The Hiding Phase

No one would notice — and that matters.

When Privacy Matters

The moment privacy stops feeling optional

At first, privacy feels incidental. You don’t announce everything because no one does. Some details just stay unspoken by default. But over time, that silence starts to feel more deliberate. You become aware of what you’re protecting and why.

What changes isn’t the behavior itself, but the importance of keeping it contained. You notice a slight tension when questions come up. You think ahead about what you’ll say if they do. Privacy shifts from background to foreground, becoming something you actively maintain rather than something that simply exists.

There’s a practical side to this. Explaining invites follow-ups. Follow-ups invite interpretations. Interpretations can change how people see you, even when nothing concrete has changed. Keeping things private begins to feel like the simplest way to preserve stability.

This doesn’t feel secretive in a dramatic sense. It feels careful.

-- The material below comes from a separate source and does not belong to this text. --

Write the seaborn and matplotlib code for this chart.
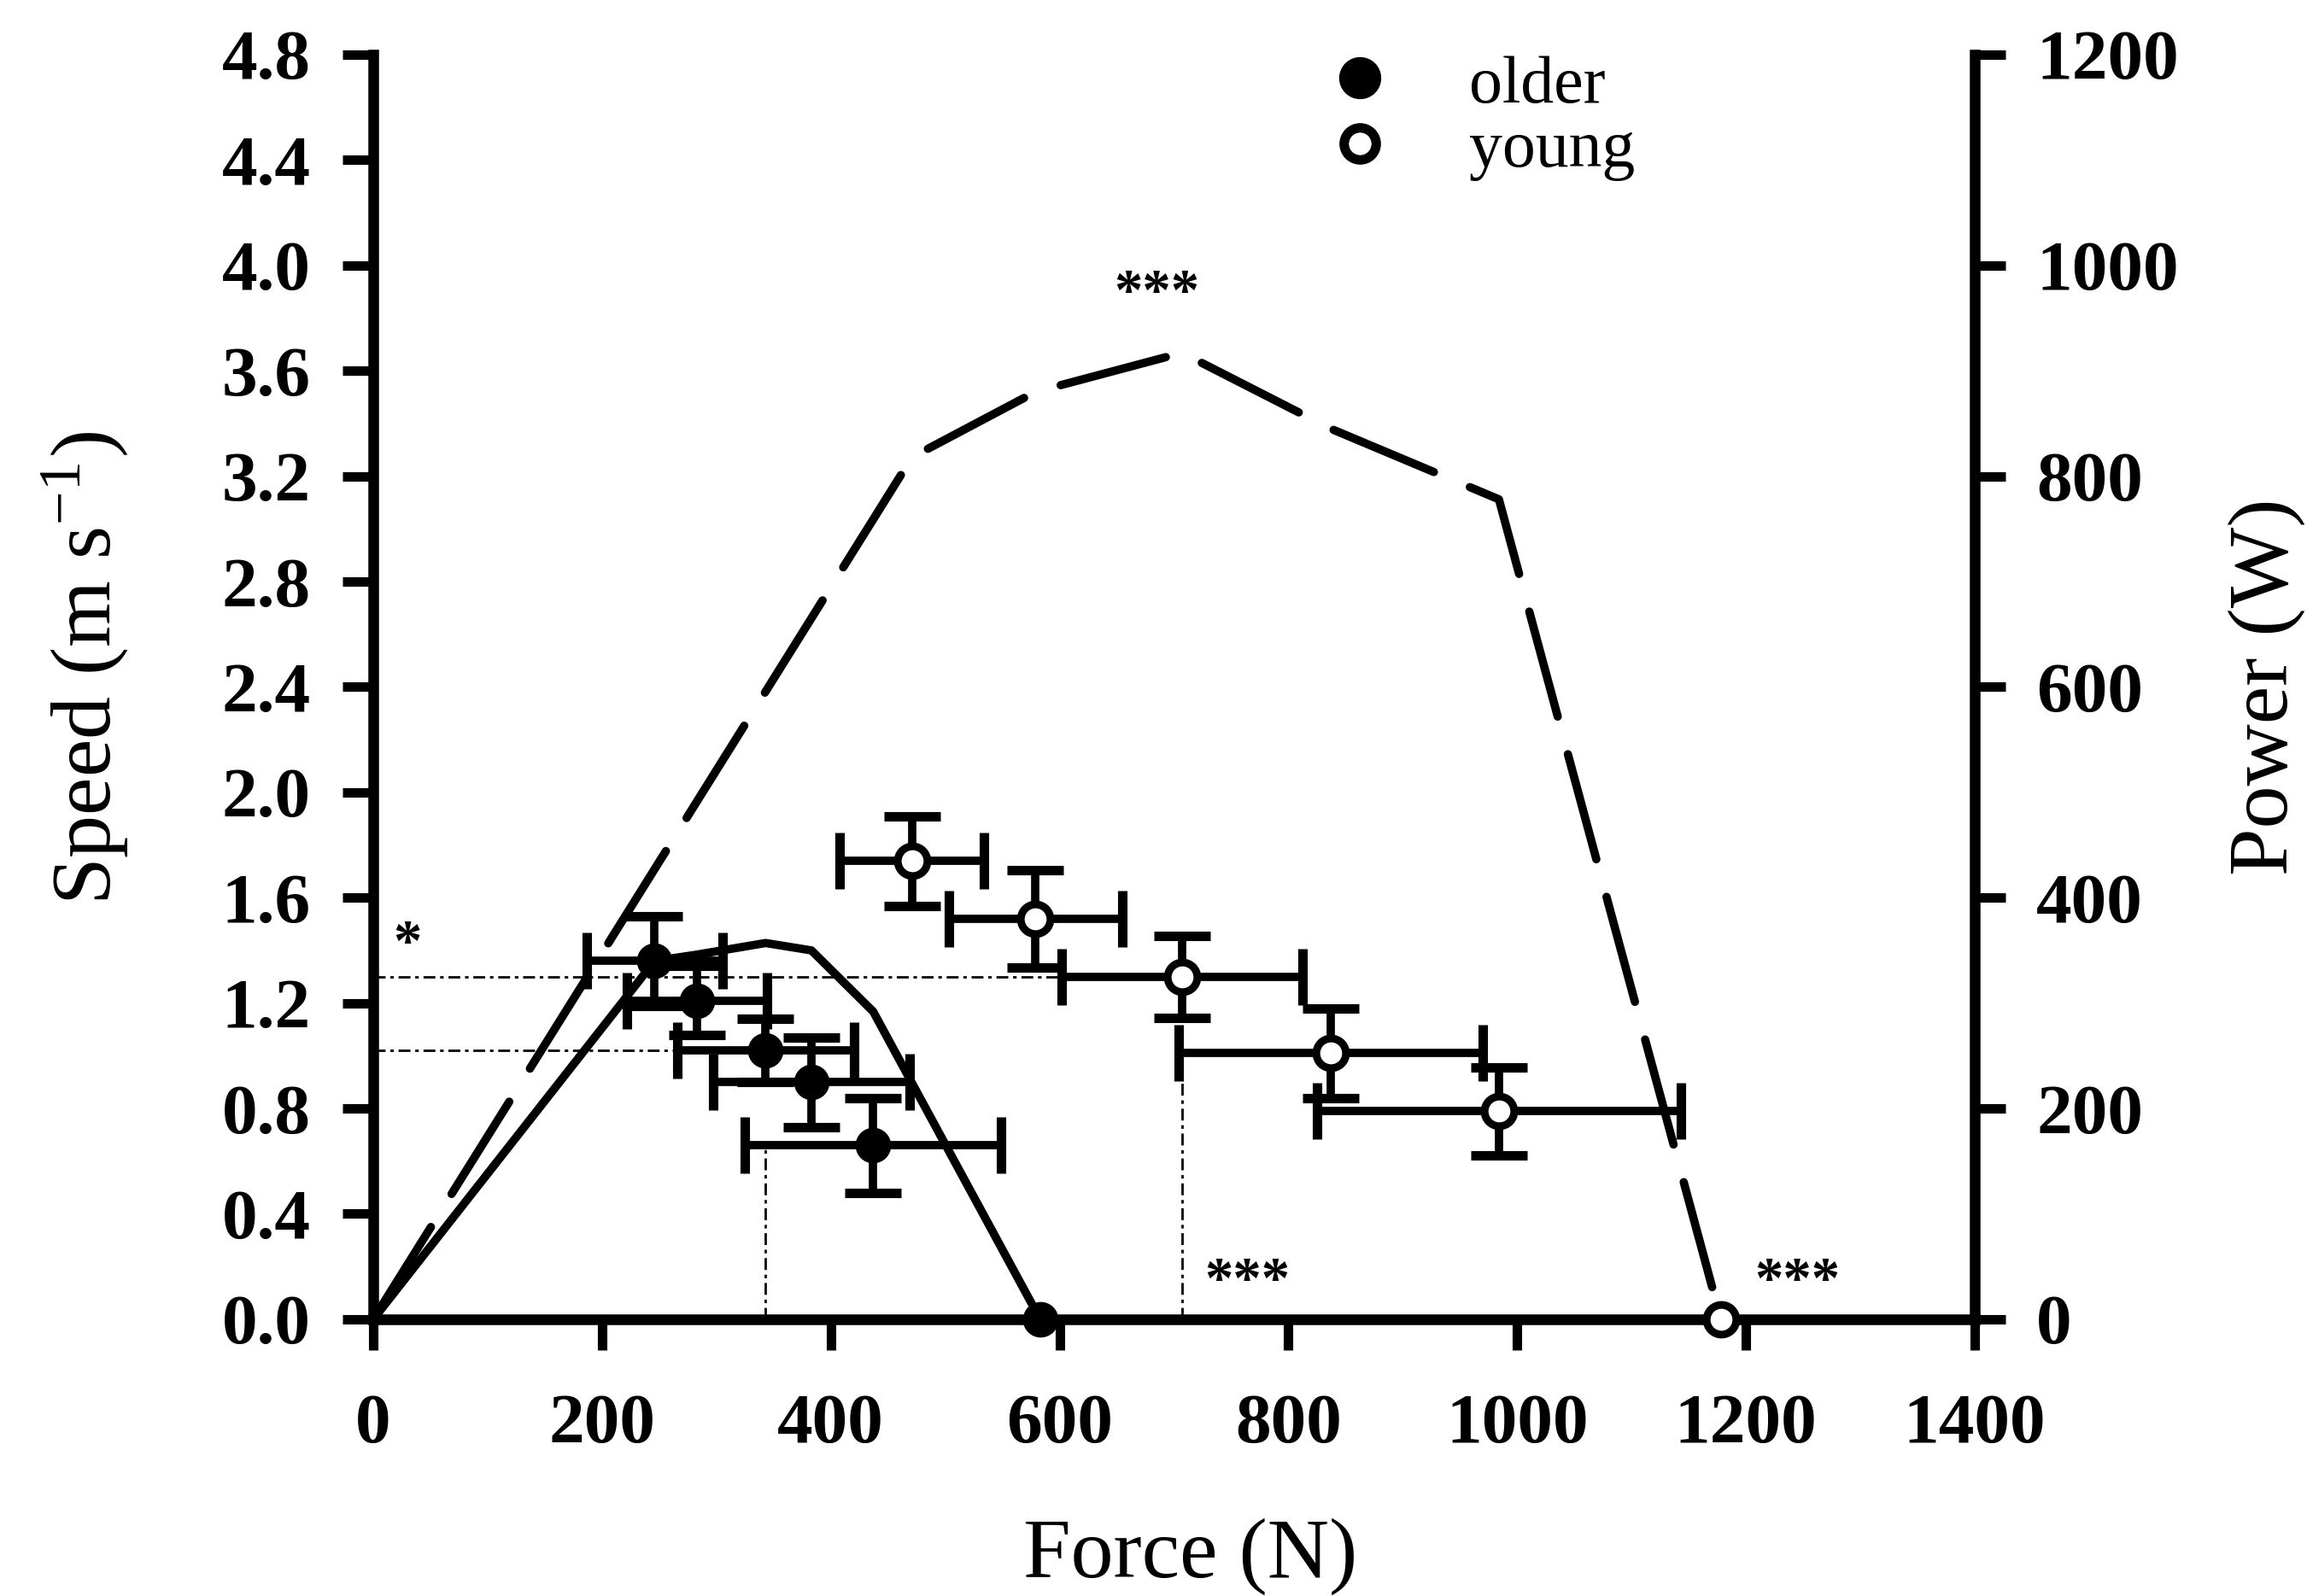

You’re not hiding from anyone; you’re managing what enters the shared space of conversation. You decide which parts of your life stay yours so everything else can remain uncomplicated.

As privacy starts to matter more, you may notice how much effort it takes to keep it intact. Small choices add up. Timing matters. Words matter. You become aware of how easily attention can drift toward things you’d rather keep contained.

This page exists to recognize that shift. The point where privacy stops being incidental and starts feeling necessary—when keeping things to yourself becomes part of how you keep life steady, even if no one else sees the reason.